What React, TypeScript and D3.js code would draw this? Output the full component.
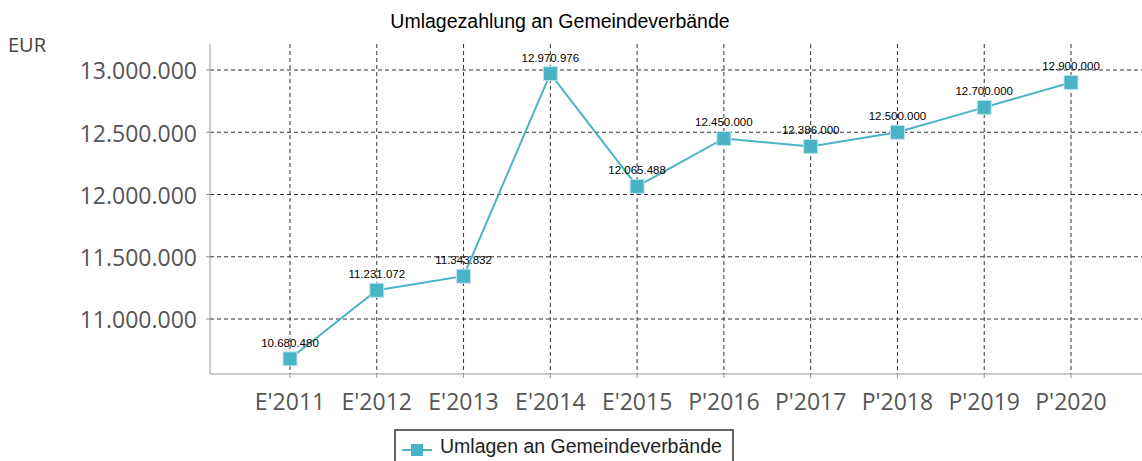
import React from "react";
import * as d3 from "d3";

const categories = ["E'2011", "E'2012", "E'2013", "E'2014", "E'2015", "P'2016", "P'2017", "P'2018", "P'2019", "P'2020"];
const values = [10680480, 11231072, 11343832, 12970976, 12065488, 12450000, 12386000, 12500000, 12700000, 12900000];
const yTicks = [11000000, 11500000, 12000000, 12500000, 13000000];
const seriesName = "Umlagen an Gemeindeverbände";
const title = "Umlagezahlung an Gemeindeverbände";
const unit = "EUR";

const W = 1142;
const H = 461;
const left = 210;
const top = 44;
const bottom = 374;
const COLOR = "#4bb3c6";
const TICKFONT = "Open Sans, DejaVu Sans, sans-serif";
const LABFONT = "Liberation Sans, Arial, sans-serif";

const fmt = (v: number) => d3.format(",")(v).replace(/,/g, ".");

export default function App() {
  const x = d3.scalePoint<string>().domain(categories).range([290, 1071]);
  const y = d3.scaleLinear().domain([10558600, 13208700]).range([bottom, top]);
  const line = d3
    .line<number>()
    .x((_, i) => x(categories[i]) as number)
    .y((d) => y(d));

  return (
    <svg width={W} height={H} style={{ position: "absolute", left: 0, top: 0, background: "#fff" }}>
      <text x={560} y={28} textAnchor="middle" fontFamily={LABFONT} fontSize={19.5} fill="#000">
        {title}
      </text>
      <text x={8} y={52} fontFamily={TICKFONT} fontSize={20} fill="#444">
        {unit}
      </text>
      {/* grid */}
      {yTicks.map((t) => (
        <line key={"h" + t} x1={left} x2={W} y1={y(t)} y2={y(t)} stroke="#333" strokeWidth={1} strokeDasharray="4,3" />
      ))}
      {categories.map((c) => (
        <line key={"v" + c} x1={x(c)} x2={x(c)} y1={top} y2={bottom} stroke="#333" strokeWidth={1} strokeDasharray="4,3" />
      ))}
      {/* axes */}
      <line x1={left} x2={left} y1={top} y2={bottom} stroke="#999" strokeWidth={1} />
      <line x1={left} x2={W} y1={bottom} y2={bottom} stroke="#999" strokeWidth={1} />
      {yTicks.map((t) => (
        <g key={"yt" + t}>
          <line x1={left - 4} x2={left} y1={y(t)} y2={y(t)} stroke="#999" />
          <text x={197} y={y(t)} dy="0.41em" textAnchor="end" fontFamily={TICKFONT} fontSize={23} fill="#555">
            {fmt(t)}
          </text>
        </g>
      ))}
      {categories.map((c) => (
        <g key={"xt" + c}>
          <line x1={x(c)} x2={x(c)} y1={bottom} y2={bottom + 4} stroke="#999" />
          <text x={x(c)} y={410} textAnchor="middle" fontFamily={TICKFONT} fontSize={23} fill="#555">
            {c}
          </text>
        </g>
      ))}
      {/* series */}
      <path d={line(values) || ""} fill="none" stroke={COLOR} strokeWidth={2} />
      {values.map((v, i) => {
        const cx = x(categories[i]) as number;
        const cy = y(v);
        return (
          <g key={"p" + i}>
            <rect x={cx - 7} y={cy - 7} width={14} height={14} fill={COLOR} stroke="#bfe6ee" strokeWidth={1} />
            <text x={cx} y={cy - 12} textAnchor="middle" fontFamily={LABFONT} fontSize={11.5} fill="#000">
              {fmt(v)}
            </text>
          </g>
        );
      })}
      {/* legend */}
      <rect x={395} y={430} width={338} height={40} fill="#fff" stroke="#333" strokeWidth={1.5} />
      <line x1={402} x2={432} y1={450} y2={450} stroke={COLOR} strokeWidth={2} />
      <rect x={411} y={444} width={12} height={12} fill={COLOR} />
      <text x={440} y={453} fontFamily={LABFONT} fontSize={19.5} fill="#222">
        {seriesName}
      </text>
    </svg>
  );
}
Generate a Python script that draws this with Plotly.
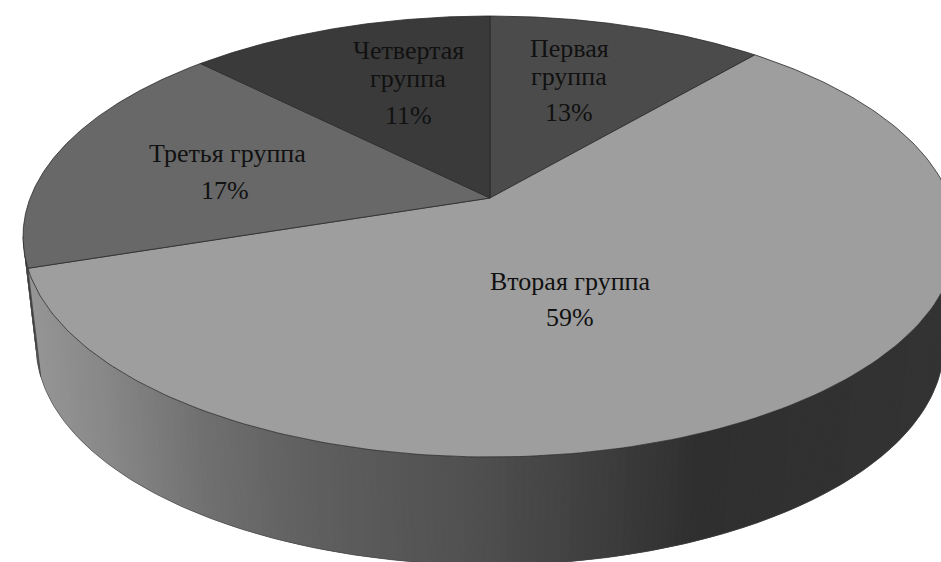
import numpy as np
import plotly.graph_objects as go

# Data
group_lines = [["Первая", "группа"], ["Вторая группа"], ["Третья группа"], ["Четвертая", "группа"]]
shares = [13, 59, 17, 11]
share_labels = ["13%", "59%", "17%", "11%"]
slice_colors = ["#4b4b4b", "#9e9e9e", "#686868", "#3a3a3a"]

# Label anchors (pixel-like axis units)
label_x = [569, 570, 227, 408]
label_y = [48, 281, 153, 50]
pct_x = [569, 570, 225, 408]
pct_y = [112, 317, 190, 115]

# View geometry of the tilted disc
APEX = (490.0, 198.0)
TOP = dict(cx=490.0, cy=236.5, a=467.0, b=220.5)
BOT = dict(cx=490.0, cy=345.0, a=454.0, b=220.0)
VIEW_A, VIEW_D, VIEW_E = 2.13, 0.15, 0.09
grad_x = [23, 100, 200, 300, 470, 600, 700, 941]
grad_v = [150, 136, 112, 96, 80, 62, 47, 51]


def rim_point(theta):
    s, c = np.sin(theta), np.cos(theta)
    dx = VIEW_A * s
    dy = -(c + VIEW_D * s + VIEW_E * s * c)
    px = (APEX[0] - TOP["cx"]) / TOP["a"]
    py = (APEX[1] - TOP["cy"]) / TOP["b"]
    ux, uy = dx / TOP["a"], dy / TOP["b"]
    qa = ux * ux + uy * uy
    qb = 2 * (px * ux + py * uy)
    qc = px * px + py * py - 1
    t = (-qb + np.sqrt(qb * qb - 4 * qa * qc)) / (2 * qa)
    return APEX[0] + t * dx, APEX[1] + t * dy


def ring(e, tau):
    return e["cx"] + e["a"] * np.cos(tau), e["cy"] + e["b"] * np.sin(tau)


fig = go.Figure()

# Side wall: overlapping strips painted left to right so no seams show
cum = np.cumsum([0] + shares) / sum(shares) * 2 * np.pi
x2, y2 = rim_point(cum[2])
tau_split = np.pi - np.arcsin((y2 - TOP["cy"]) / TOP["b"])
taus = np.linspace(np.pi, 0, 181)
for k in range(len(taus) - 1):
    t0, t1 = taus[k], taus[min(k + 2, len(taus) - 1)]
    tm = 0.5 * (taus[k] + taus[k + 1])
    tx, ty = ring(TOP, np.linspace(t0, t1, 4))
    bx, by = ring(BOT, np.linspace(t1, t0, 4))
    v = int(round(np.interp(ring(TOP, tm)[0], grad_x, grad_v)))
    col = f"rgb({v},{v},{v})" if tm < tau_split else "#555555"
    fig.add_trace(go.Scatter(
        x=np.r_[tx, bx, tx[0]], y=np.r_[ty, by, ty[0]],
        mode="lines", fill="toself", fillcolor=col,
        line=dict(width=0), hoverinfo="skip", showlegend=False))

# Side outlines
tt = np.linspace(np.pi, 0, 300)
bx, by = ring(BOT, tt)
fig.add_trace(go.Scatter(x=bx, y=by, mode="lines", line=dict(color="#444444", width=0.6),
                         hoverinfo="skip", showlegend=False))
sx0, sy0 = ring(TOP, np.array([np.pi, tau_split]))
sx1, sy1 = ring(BOT, np.array([np.pi, tau_split]))
for i in range(2):
    fig.add_trace(go.Scatter(x=[sx0[i], sx1[i]], y=[sy0[i], sy1[i]], mode="lines",
                             line=dict(color="#333333", width=0.7),
                             hoverinfo="skip", showlegend=False))

# Slices
for i in range(len(shares)):
    th = np.linspace(cum[i], cum[i + 1], 200)
    rx, ry = rim_point(th)
    fig.add_trace(go.Scatter(
        x=np.r_[APEX[0], rx, APEX[0]], y=np.r_[APEX[1], ry, APEX[1]],
        mode="lines", fill="toself", fillcolor=slice_colors[i],
        line=dict(color="#2a2a2a", width=0.8),
        hoverinfo="skip", showlegend=False))

# Labels
FONT = dict(family="Liberation Serif", size=26, color="#111111")
LINE_H = 28
for i, lines in enumerate(group_lines):
    for j, line in enumerate(lines):
        fig.add_annotation(x=label_x[i], y=label_y[i] + j * LINE_H, text=line,
                           showarrow=False, font=FONT, xanchor="center", yanchor="middle")
    fig.add_annotation(x=pct_x[i], y=pct_y[i], text=share_labels[i],
                       showarrow=False, font=FONT, xanchor="center", yanchor="middle")

fig.update_layout(
    width=941, height=562, margin=dict(l=0, r=0, t=0, b=0),
    paper_bgcolor="white", plot_bgcolor="white", showlegend=False,
    xaxis=dict(range=[0, 941], visible=False, fixedrange=True),
    yaxis=dict(range=[562, 0], visible=False, fixedrange=True),
)
fig.write_html("out.html", config={"displayModeBar": False},
               post_script="document.body.style.margin='0';document.body.style.overflow='hidden';")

Task to complete →
Leave out the pictures and repeat the lines from the start of the material through the line with "const fmt = (v: number)", inclusive.

Result →
What React, TypeScript and D3.js code would draw this? Output the full component.
import React from "react";
import * as d3 from "d3";

const categories = ["E'2011", "E'2012", "E'2013", "E'2014", "E'2015", "P'2016", "P'2017", "P'2018", "P'2019", "P'2020"];
const values = [10680480, 11231072, 11343832, 12970976, 12065488, 12450000, 12386000, 12500000, 12700000, 12900000];
const yTicks = [11000000, 11500000, 12000000, 12500000, 13000000];
const seriesName = "Umlagen an Gemeindeverbände";
const title = "Umlagezahlung an Gemeindeverbände";
const unit = "EUR";

const W = 1142;
const H = 461;
const left = 210;
const top = 44;
const bottom = 374;
const COLOR = "#4bb3c6";
const TICKFONT = "Open Sans, DejaVu Sans, sans-serif";
const LABFONT = "Liberation Sans, Arial, sans-serif";

const fmt = (v: number) => d3.format(",")(v).replace(/,/g, ".");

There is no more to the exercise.